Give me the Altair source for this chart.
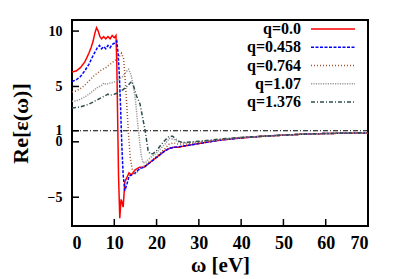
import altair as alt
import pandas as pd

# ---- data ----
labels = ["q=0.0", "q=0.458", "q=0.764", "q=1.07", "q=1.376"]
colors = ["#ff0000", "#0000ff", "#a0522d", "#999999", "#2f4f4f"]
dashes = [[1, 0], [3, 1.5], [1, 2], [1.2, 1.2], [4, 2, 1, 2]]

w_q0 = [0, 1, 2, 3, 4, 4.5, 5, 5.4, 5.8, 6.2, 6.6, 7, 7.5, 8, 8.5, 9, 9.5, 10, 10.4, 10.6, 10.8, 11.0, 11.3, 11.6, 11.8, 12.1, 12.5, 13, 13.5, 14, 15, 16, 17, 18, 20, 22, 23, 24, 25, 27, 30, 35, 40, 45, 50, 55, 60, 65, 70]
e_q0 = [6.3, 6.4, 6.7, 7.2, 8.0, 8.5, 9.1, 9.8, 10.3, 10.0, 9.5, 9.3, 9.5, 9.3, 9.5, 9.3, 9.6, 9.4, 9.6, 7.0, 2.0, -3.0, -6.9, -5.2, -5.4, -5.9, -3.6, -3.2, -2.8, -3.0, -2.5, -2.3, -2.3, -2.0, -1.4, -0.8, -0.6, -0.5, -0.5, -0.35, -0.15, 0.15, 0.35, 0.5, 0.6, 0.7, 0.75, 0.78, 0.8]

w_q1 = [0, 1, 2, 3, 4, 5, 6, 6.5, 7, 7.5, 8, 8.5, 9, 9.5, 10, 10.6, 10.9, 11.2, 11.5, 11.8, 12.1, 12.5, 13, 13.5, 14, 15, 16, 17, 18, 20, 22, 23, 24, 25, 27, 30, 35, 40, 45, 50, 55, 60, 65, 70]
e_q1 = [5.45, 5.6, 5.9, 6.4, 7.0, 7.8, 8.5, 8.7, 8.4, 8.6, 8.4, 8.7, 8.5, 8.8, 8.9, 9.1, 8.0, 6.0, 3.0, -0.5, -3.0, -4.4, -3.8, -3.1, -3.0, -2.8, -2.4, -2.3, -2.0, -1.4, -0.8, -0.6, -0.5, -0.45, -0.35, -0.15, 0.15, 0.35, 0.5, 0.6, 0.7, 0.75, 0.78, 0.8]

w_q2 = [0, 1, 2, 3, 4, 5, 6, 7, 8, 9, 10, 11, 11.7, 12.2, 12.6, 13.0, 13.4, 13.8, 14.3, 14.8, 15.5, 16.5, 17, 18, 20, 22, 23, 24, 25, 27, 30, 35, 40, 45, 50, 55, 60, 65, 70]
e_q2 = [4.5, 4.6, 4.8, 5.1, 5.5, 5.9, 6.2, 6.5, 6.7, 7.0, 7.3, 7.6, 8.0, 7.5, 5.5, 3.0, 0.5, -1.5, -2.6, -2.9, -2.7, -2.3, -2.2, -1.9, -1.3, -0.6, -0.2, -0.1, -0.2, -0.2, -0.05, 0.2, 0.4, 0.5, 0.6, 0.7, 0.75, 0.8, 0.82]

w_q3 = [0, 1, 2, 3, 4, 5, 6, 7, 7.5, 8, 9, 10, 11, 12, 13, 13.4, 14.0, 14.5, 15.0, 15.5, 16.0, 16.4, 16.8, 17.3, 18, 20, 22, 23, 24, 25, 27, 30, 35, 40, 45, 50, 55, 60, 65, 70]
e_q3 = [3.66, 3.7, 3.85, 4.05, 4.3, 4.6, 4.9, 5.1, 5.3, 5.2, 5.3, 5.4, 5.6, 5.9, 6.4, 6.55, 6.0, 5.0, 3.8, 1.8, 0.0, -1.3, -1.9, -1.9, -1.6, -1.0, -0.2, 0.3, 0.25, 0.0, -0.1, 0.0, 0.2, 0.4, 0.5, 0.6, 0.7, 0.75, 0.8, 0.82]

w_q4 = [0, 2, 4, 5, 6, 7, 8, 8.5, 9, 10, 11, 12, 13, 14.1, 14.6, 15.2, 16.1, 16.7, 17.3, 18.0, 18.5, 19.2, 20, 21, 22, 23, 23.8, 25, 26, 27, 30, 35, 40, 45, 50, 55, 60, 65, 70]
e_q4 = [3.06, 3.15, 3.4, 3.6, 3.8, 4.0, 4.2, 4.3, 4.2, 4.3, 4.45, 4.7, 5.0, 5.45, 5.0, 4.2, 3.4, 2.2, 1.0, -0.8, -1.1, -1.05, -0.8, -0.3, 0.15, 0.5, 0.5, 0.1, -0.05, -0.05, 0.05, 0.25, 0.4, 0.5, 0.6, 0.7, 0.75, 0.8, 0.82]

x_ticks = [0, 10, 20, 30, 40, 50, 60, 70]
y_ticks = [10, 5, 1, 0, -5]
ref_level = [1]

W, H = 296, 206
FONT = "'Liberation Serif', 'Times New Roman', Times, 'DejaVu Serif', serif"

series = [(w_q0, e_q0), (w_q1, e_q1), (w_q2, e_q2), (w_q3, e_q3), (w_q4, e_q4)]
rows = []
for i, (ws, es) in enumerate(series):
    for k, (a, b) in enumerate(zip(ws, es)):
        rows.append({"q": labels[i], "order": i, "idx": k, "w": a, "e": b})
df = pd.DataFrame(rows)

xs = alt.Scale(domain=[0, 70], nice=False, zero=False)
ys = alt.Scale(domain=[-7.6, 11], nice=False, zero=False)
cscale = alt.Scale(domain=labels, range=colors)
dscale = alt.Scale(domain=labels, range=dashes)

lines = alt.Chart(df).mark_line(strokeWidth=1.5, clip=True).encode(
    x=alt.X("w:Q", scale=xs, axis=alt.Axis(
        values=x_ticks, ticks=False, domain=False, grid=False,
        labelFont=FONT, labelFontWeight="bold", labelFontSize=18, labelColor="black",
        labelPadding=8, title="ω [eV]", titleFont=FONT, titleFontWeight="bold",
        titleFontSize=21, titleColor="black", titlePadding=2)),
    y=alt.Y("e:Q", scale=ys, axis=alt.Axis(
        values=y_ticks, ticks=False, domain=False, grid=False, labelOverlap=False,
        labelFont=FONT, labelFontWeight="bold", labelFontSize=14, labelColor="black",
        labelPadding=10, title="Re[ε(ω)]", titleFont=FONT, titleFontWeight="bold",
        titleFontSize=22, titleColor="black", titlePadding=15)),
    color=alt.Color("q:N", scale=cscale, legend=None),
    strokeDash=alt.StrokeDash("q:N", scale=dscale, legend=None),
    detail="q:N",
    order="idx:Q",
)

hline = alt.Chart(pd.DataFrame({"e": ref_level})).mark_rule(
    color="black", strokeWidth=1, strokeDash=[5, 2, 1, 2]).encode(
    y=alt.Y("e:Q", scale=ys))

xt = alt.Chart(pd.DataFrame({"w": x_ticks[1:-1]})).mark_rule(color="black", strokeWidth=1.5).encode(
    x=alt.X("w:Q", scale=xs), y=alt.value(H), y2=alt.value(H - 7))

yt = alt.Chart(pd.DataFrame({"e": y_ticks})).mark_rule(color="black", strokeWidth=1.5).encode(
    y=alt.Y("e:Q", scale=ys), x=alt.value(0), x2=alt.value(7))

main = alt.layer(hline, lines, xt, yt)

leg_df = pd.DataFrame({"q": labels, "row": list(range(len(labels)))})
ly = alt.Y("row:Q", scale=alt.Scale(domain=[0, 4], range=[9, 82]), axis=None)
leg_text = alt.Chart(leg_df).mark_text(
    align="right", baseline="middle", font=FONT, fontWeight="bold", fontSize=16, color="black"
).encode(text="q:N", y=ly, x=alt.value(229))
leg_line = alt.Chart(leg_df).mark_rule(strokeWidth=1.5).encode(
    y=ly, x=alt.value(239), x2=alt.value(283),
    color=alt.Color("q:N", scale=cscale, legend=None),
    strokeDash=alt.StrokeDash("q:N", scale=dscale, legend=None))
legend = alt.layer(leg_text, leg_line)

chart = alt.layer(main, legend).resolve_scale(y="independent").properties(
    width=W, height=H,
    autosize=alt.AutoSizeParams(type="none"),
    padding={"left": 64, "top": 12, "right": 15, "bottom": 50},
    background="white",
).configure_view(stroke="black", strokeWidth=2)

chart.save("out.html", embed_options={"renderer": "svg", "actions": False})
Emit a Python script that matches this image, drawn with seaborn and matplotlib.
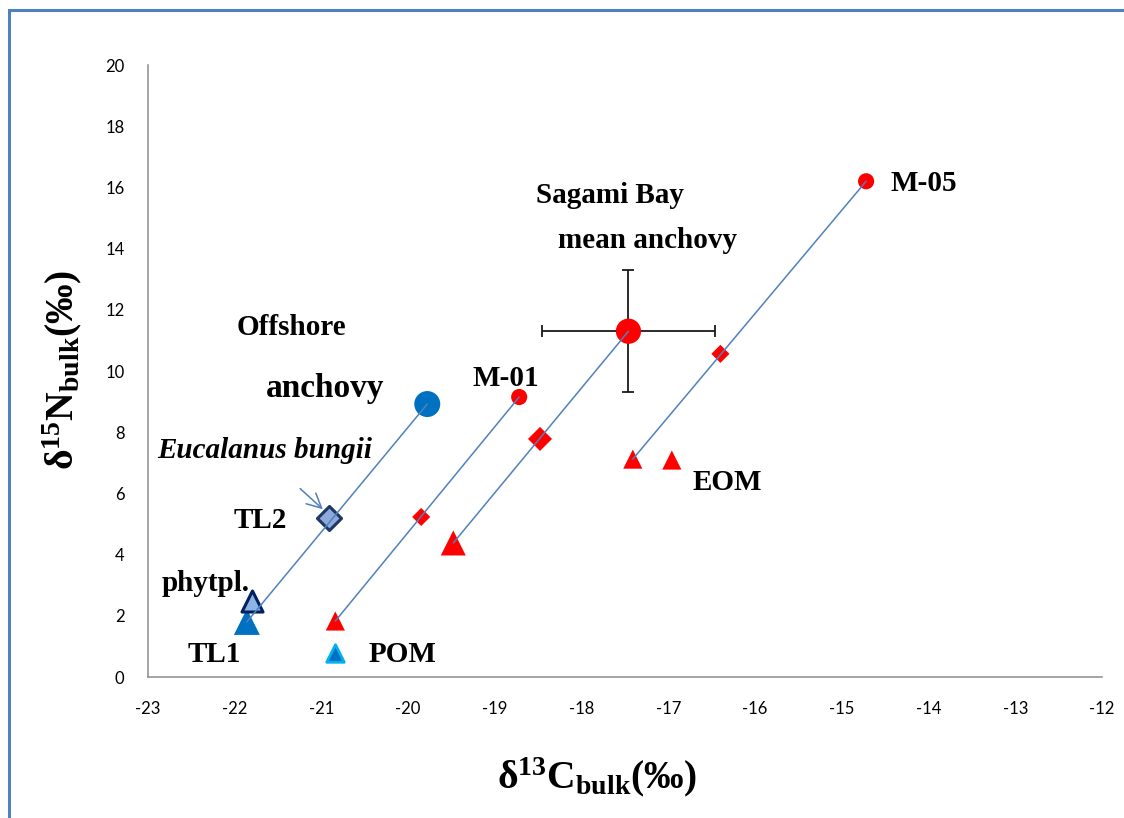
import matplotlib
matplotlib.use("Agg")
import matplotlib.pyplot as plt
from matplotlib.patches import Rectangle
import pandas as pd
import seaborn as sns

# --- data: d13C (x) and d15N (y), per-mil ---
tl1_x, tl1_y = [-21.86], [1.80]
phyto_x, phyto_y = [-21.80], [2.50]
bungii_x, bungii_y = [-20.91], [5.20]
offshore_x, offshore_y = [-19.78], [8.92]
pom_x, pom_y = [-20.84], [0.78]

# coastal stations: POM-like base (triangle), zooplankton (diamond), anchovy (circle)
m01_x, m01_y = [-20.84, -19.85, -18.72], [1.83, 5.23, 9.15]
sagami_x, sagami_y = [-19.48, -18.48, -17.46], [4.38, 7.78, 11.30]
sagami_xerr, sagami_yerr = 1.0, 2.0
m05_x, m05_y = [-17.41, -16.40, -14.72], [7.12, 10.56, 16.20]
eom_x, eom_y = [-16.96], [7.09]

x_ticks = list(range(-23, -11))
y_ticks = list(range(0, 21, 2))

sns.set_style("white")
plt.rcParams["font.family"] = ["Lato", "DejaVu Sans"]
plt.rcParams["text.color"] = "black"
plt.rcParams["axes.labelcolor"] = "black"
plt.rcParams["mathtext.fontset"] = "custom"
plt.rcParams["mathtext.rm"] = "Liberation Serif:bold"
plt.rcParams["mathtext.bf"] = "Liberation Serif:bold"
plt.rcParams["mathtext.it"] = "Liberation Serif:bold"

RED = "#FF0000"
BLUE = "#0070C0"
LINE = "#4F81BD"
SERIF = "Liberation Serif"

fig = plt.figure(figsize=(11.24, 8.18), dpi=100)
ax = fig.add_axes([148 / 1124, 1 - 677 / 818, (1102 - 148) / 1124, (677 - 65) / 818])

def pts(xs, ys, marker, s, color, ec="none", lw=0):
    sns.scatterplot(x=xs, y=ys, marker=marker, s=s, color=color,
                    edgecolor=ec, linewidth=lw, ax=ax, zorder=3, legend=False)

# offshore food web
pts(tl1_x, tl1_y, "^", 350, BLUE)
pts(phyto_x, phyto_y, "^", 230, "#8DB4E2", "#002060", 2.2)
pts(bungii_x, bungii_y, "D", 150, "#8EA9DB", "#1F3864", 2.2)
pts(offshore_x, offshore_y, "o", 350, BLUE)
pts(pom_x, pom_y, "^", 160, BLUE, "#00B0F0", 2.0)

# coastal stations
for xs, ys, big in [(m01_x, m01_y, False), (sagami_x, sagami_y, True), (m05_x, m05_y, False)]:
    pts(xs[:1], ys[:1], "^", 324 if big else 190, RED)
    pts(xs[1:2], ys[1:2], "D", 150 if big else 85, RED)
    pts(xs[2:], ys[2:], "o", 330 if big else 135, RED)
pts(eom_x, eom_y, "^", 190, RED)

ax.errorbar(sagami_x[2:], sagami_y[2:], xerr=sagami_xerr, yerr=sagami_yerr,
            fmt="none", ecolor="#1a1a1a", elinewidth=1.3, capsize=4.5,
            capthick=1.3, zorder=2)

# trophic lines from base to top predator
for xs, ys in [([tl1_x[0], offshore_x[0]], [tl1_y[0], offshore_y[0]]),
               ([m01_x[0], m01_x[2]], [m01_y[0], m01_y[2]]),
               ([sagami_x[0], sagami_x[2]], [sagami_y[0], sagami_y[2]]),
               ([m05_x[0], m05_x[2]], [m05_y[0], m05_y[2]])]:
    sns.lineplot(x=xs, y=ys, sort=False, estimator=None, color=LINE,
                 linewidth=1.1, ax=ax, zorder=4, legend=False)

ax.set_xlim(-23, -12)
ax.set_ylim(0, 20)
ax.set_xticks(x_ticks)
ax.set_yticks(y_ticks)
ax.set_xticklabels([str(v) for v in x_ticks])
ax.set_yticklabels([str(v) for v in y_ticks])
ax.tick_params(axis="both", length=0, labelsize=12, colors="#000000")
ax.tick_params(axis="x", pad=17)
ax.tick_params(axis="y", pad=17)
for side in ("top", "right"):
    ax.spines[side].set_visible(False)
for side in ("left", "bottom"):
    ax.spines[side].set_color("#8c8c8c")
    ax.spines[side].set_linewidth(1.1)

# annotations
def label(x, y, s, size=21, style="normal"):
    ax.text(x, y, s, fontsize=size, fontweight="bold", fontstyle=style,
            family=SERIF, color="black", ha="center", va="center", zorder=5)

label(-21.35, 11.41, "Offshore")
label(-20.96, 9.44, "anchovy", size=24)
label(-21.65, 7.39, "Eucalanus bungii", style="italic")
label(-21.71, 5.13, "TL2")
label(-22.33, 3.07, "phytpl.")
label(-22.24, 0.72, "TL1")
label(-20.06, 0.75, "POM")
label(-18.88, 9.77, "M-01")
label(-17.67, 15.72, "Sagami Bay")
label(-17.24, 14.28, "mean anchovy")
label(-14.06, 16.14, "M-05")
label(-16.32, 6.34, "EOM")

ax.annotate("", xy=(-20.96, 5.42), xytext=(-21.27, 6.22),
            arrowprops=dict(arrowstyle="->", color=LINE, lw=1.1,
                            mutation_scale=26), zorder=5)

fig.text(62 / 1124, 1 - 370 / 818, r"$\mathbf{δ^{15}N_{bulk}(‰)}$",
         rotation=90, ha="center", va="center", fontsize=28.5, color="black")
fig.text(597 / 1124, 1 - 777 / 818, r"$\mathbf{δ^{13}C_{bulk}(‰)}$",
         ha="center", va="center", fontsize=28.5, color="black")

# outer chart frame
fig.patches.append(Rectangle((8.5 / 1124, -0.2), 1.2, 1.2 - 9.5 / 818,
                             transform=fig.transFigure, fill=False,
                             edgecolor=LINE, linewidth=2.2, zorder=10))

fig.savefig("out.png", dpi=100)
-- -- --
* _EXERCISE DETAILS_
Write out, word for word, the lines from the start of the data through the one holding "1.2], [4, 2, 1, 2]]". Omit pictures.

* _PROBLEM SOLUTION_
Give me the Altair source for this chart.
import altair as alt
import pandas as pd

# ---- data ----
labels = ["q=0.0", "q=0.458", "q=0.764", "q=1.07", "q=1.376"]
colors = ["#ff0000", "#0000ff", "#a0522d", "#999999", "#2f4f4f"]
dashes = [[1, 0], [3, 1.5], [1, 2], [1.2, 1.2], [4, 2, 1, 2]]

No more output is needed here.